Follow what AliOops mentions and what DeeAnna mentioned. I will also mention Tumeric Eo is only used in drops, not tablespoons. The amount you used in 1lb soap can bleed and stain pretty badly. While Turmeric eo can be used for coloring it cannot really be used for scent. I used it a lot for coloring because it left a gorgeous orange but in tiny amounts (drops in 6 lbs batches). Also, another caution for White Thyme is to use it in very small percentages it tends to overpower other EO. I always loved it with Grapefruit and/or May Chang but at the rate .25% or less of the remainder EOs. It can be an irritant, but I found at .25% it worked fine.

For seized soap adding cold water never worked for me, just cover your soaping container and walk away for a while, and wait for it to go into a gel state. I would start checking in 10 minutes or to see if it was gelling. Once it starts to gel stir it very quickly and pour. Your soap will be usable but look like hot process soap. At this point, you can add in a bit more liquid if you wish but you do not have to.

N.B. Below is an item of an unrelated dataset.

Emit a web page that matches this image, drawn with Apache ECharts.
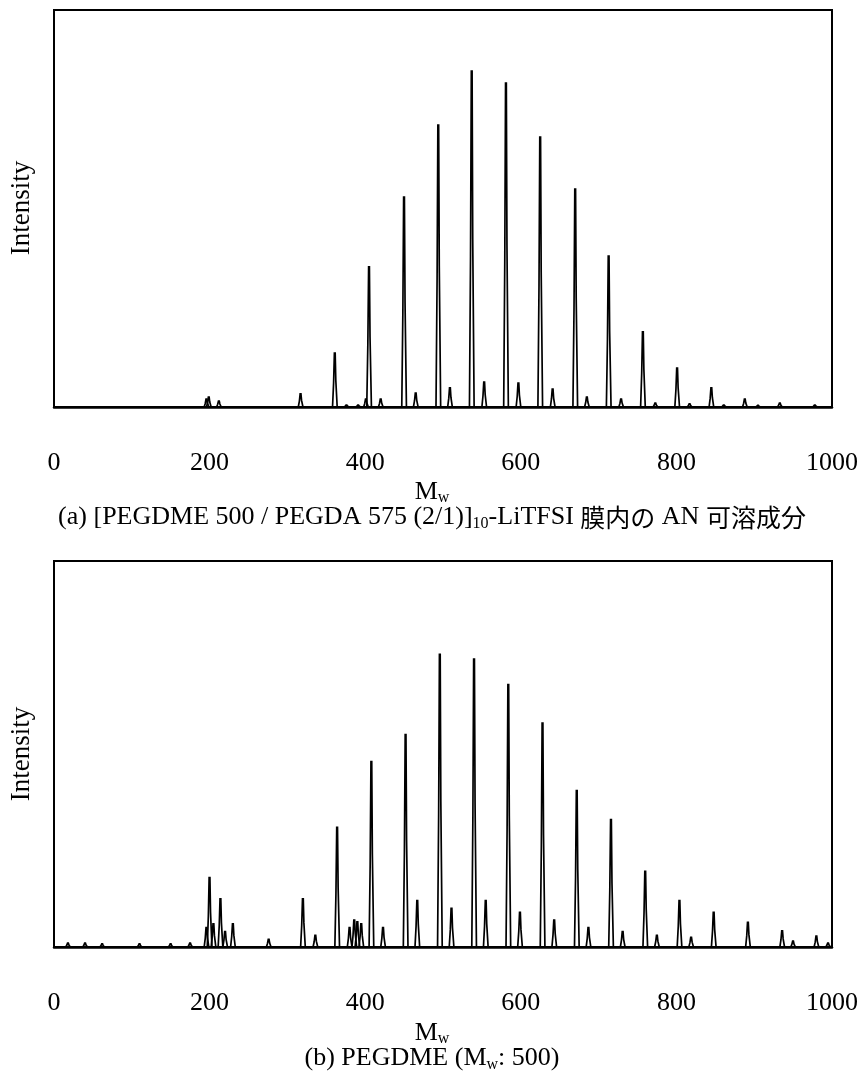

This is all such valuable information!! I actually made a turmeric oil with 1 tsp turmeric per tbsp oil. I was not expecting the colour to be so intense, and totally agree that this soap would have been terrifying to use. Especially if it stains your bathtub! I would have to use much more restraint with the oil next time, and will start with drops rather than teaspoons lol.

WRT white thyme EO, I am brave enough to try again with all that I have learned on this thread. As an example, if I was adding 10 g of total EO (to keep the math easy), you would add only 0.025 g of that as white thyme EO?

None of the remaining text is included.